Selain itu, banyak perusahaan multinasional telah menghentikan operasinya di Rusia. Pada hari Sabtu, Zara, Paypal, dan Samsung menjadi merek global terbaru yang menangguhkan perdagangan di negeri beruang putih.
Langkah-langkah ekonomi telah menyebabkan nilai rubel jatuh dan memaksa bank sentral Rusia untuk menggandakan suku bunga.
Dalam komentar terbarunya, Putin berusaha untuk membenarkan perang di Ukraina, mengulangi pernyataannya bahwa ia berusaha untuk membela komunitas berbahasa Rusia di sana melalui "demiliterisasi dan de-Nazifikasi" negara itu.
Menanggapi tuduhan analis pertahanan Barat bahwa kampanye militer Rusia berjalan kurang baik dari yang diharapkan.
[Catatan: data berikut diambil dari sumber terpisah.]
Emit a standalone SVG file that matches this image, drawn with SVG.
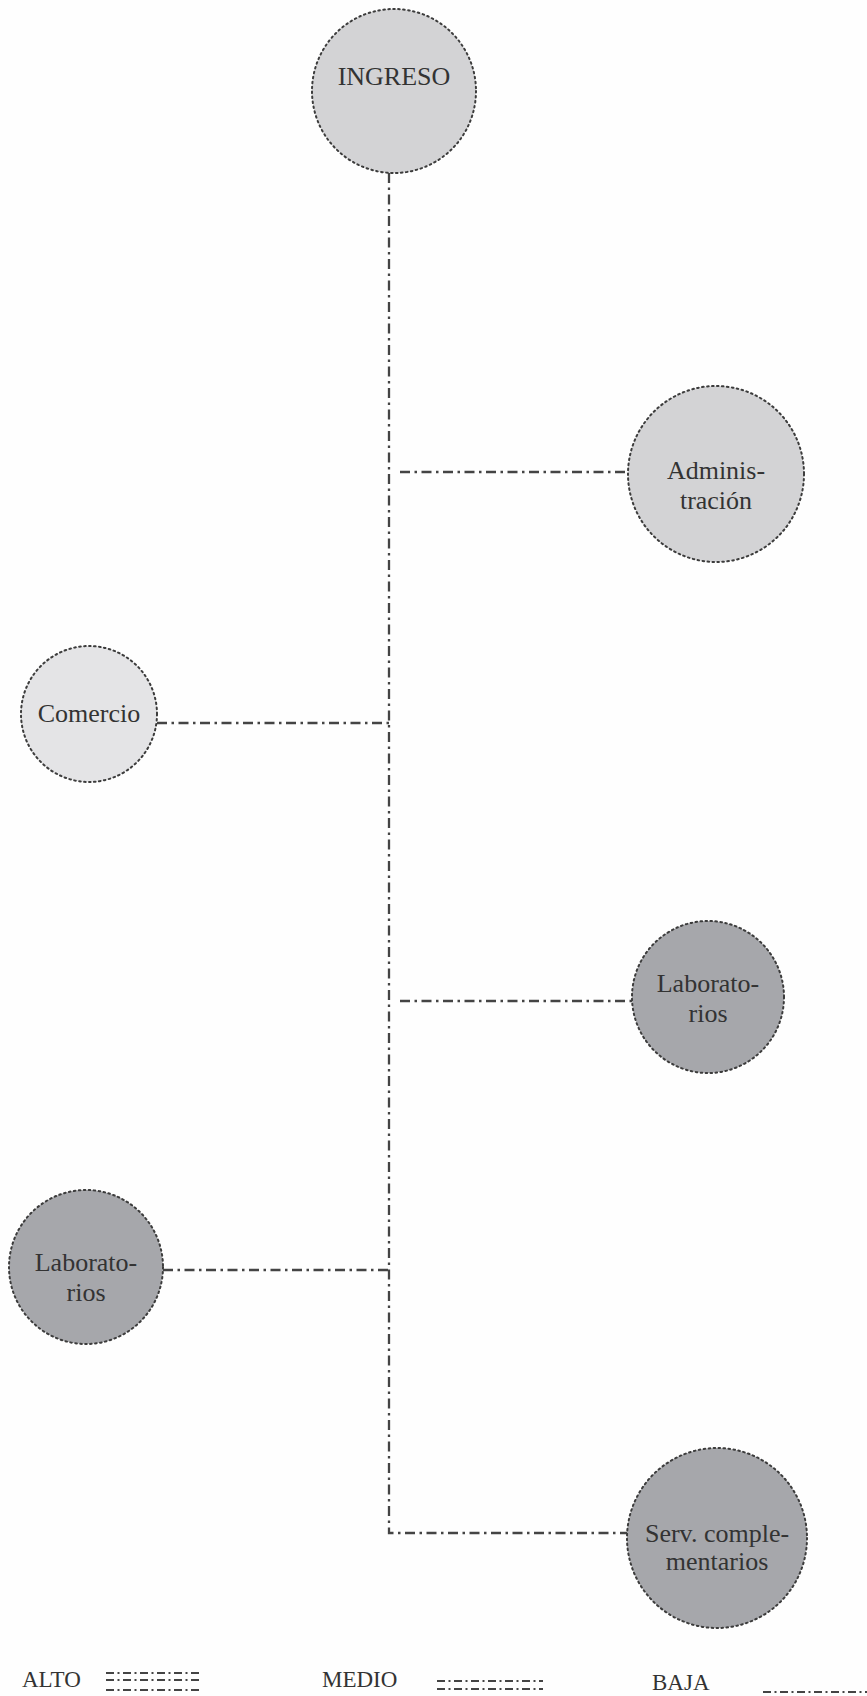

Putin menegaskan, invasinya di Ukraina saat ini sudah berjalan sesuai rencana.
"Tentara kami akan memenuhi semua tugas. Saya tidak meragukan itu sama sekali. Semuanya akan berjalan sesuai rencana," tegas Putin.
Putin juga membantah melibatkan wajib militer ikut dalam invasi ke Ukraina, seperti beberapa laporan yang beredar. Putin menyatakan bahwa hanya tentara profesional yang mengambil bagian dalam invasi Rusia ke Ukraina.
Pemimpin Rusia itu mengatakan upaya untuk memberlakukan zona larangan terbang di Ukraina akan dianggap oleh Rusia sebagai langkah ke dalam konflik militer dan mereka akan diperlakukan sebagai musuh.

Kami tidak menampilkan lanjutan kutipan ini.